Today we got up and did a walking tour of the walled portion of Chiang Mai. The “original” and older portion of this city is in a complete square maybe 3 or 4 km across and is bounded by the remains old walls and moats on 4 sides. It’s a Great Wall of China type idea, but not in great shape. The modern city, however, does extend beyond these walls. The city has over 300 Wats (or Buddhist temples). Today we saw about 7 or 8 of the “wats not to miss” lol, most of which were very impressive but some of which looked gaudy and similar. The older one’s dating from hundreds and even thousands of years ago are our favorites. In the afternoon we did a boat tour of the Mae Ping river and then we topped off the day going to the Chiang Mai night bazaar which is really nuts. It is literally hundreds and thousands of feet of street vendors selling anything and everything. Lots of haggling and bargaining going on and delicious food and good live music everywhere. This “night bazaar” goes on nightly and is definitely a highlight of this town!! Great day but WAY different than Laos!

Friday, February 20, 2009

Pakse and Wat Phu Champasak
























Today we arose after a restful night’s sleep at the Seng Aroun hotel in Pakse. The next time you’re in Pakse (ha ha), we would recommend that you stay here. For the USD $23, you get the equivalent of about $100 room in the US. It’s great! We’ve also decided that between the “big cities” of Pakse and Vientienne, Pakse is the nicest. Less pollution, less traffic, more water in the Mekong, downtown is a little less junky, widespread internet cafes, good coffee, etc. Also there is plenty to do in just a very short drive. Our one day was not nearly enough.
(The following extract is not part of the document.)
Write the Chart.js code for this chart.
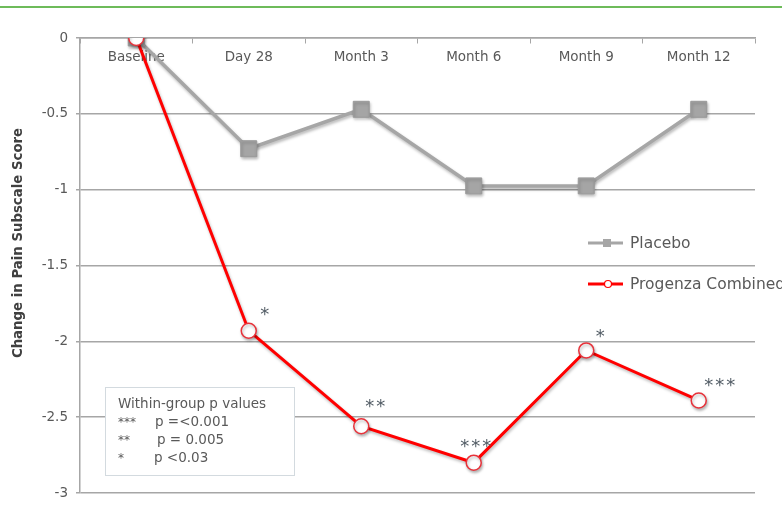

So for those of you who have looked at your retirement account lately and are thinking about moving to Laos to live like a billionaire on virtually nothing, Pakse is a good choice.

The highlight of our day today was touring the ruins of Wat Phu Champasak, named a World Heritage Sight in 2001. This is an ancient, 3 level religious complex that stretches from ground level on up a mountain range to 1400m. The steps were ridiculously steep and original ( not level at all) so we got our cardio in today, for sure. Inscriptions in the ruins apparently verify that worshipping has been occurring here since at least the 5th century! This is sort of the Angor Wat of Laos although not as big. This complex is surprisingly well preserved for how unprotected it is. Also, the scenery from bottom to top and top to bottom is absolutely stunning and the symmetry is amazing! Awesome time and highly recommend this outing! We were sorry that we didn’t have time to tour the Bolavan Plateau while we were here but we’ll be sure to bring back what is supposed to be some of the best coffee in the world that is grown there!

Afterwards we did some driving around to find significant landmarks from Seng’s family’s past such as the re-education camp that Ted was held prisoner in and also the bamboo hut Seng was born in. Both spots were found, however, semi anticlimactic for all as nothing was left in either spot but trees and grass, or a rice paddie!!!! We later spent a bit watching the sunset over the Mekong and then had dinner at Seng’s uncle Vong’s house. Couldn’t help thinking while we were watching the sunset that the same sun that is disappearing on the horizon before our eyes is appearing before yours back in the eastern US! Weird, huh?

Well, this our last night in Laos. Tomorrow, we will cross the border at Chong Mek, Thailand…move on to the city of Ubon Ratchathani, and catch a flight to Chiang Mai, Thailand!!! We’ll try to keep you posted! Oh yeah….enjoy the picture of the cooked cecadas on a stick! Lol.